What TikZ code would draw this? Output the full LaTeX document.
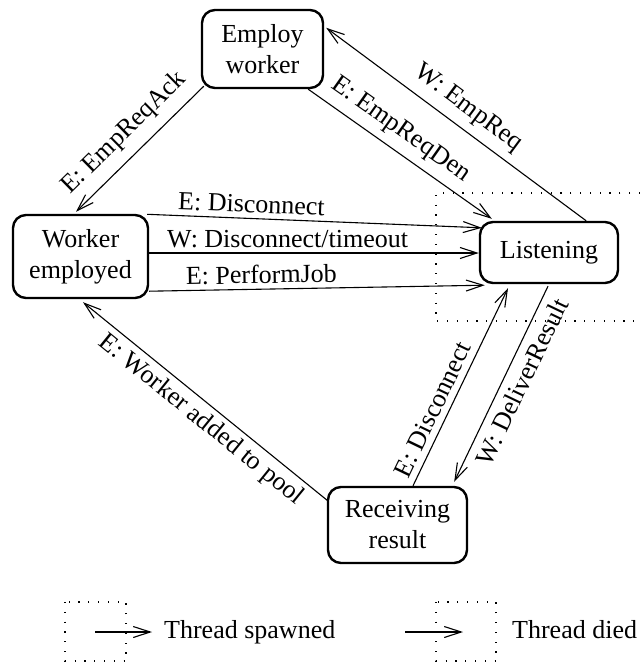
::::
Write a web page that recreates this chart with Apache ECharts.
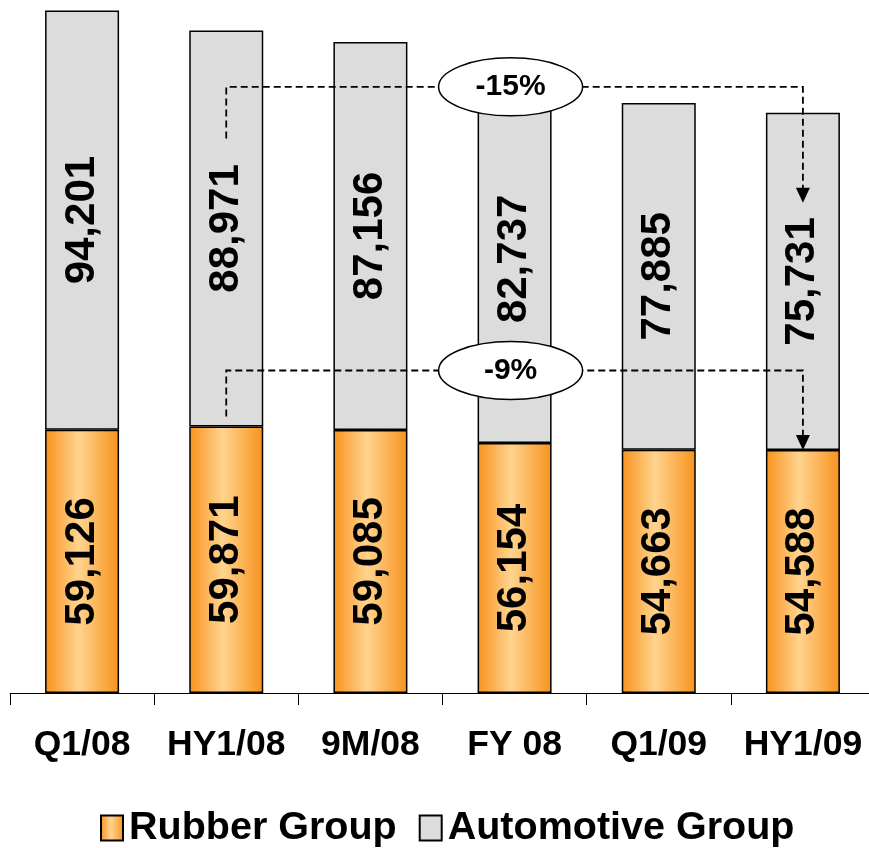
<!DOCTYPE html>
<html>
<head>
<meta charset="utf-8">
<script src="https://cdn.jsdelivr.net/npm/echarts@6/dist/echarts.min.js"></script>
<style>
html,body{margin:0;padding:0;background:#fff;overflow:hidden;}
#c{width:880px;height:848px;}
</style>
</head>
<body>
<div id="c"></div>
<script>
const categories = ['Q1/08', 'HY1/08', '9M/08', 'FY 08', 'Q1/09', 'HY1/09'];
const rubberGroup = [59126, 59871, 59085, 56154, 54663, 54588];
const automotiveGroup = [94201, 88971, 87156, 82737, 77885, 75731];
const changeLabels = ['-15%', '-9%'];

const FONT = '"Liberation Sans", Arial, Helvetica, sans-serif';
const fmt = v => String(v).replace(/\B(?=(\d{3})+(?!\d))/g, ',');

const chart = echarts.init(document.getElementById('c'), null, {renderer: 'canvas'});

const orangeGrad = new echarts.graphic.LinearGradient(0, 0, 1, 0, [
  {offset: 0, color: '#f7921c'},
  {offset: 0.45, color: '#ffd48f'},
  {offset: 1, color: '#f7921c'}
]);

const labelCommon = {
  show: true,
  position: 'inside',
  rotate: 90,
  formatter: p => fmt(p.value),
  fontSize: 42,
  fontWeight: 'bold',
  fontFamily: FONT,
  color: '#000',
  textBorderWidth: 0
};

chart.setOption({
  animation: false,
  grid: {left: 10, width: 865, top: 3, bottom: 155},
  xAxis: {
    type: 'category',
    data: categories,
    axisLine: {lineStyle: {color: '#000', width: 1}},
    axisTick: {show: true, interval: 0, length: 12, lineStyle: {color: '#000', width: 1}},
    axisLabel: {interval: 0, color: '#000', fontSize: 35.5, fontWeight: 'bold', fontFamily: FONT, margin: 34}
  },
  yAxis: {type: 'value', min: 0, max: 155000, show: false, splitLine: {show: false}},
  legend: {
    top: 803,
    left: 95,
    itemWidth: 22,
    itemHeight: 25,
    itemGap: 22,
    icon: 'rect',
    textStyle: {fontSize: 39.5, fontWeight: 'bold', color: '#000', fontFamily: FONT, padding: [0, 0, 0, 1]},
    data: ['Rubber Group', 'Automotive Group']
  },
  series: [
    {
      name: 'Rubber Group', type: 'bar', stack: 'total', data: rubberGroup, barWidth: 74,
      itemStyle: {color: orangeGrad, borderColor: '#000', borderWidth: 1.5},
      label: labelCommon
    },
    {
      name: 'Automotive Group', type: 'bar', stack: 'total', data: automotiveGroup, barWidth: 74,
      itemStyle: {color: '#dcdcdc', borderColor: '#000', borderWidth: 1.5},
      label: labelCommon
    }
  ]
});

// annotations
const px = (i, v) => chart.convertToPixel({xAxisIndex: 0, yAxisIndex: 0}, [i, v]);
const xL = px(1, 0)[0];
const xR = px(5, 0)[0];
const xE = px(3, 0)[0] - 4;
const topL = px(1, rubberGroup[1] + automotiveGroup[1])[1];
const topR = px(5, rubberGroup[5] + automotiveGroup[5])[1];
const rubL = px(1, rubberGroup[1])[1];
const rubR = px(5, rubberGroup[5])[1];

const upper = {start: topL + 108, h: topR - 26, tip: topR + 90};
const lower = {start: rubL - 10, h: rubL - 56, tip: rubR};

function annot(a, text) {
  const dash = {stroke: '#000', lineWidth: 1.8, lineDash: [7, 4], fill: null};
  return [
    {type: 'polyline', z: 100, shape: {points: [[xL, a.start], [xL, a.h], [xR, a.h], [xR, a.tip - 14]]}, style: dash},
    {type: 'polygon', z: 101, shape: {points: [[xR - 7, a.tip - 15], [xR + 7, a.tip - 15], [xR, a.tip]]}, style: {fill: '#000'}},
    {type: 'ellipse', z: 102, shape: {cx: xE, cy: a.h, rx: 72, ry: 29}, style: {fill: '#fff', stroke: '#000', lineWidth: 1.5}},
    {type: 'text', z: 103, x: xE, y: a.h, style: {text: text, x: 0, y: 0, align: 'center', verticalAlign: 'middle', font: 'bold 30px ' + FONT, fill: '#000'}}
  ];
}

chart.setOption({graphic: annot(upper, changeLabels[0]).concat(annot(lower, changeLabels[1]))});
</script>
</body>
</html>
::::
#### Aim
Return every line holding the word "document" from the records.

#### Written response
What TikZ code would draw this? Output the full LaTeX document.
const chart = echarts.init(document.getElementById('c'), null, {renderer: 'canvas'});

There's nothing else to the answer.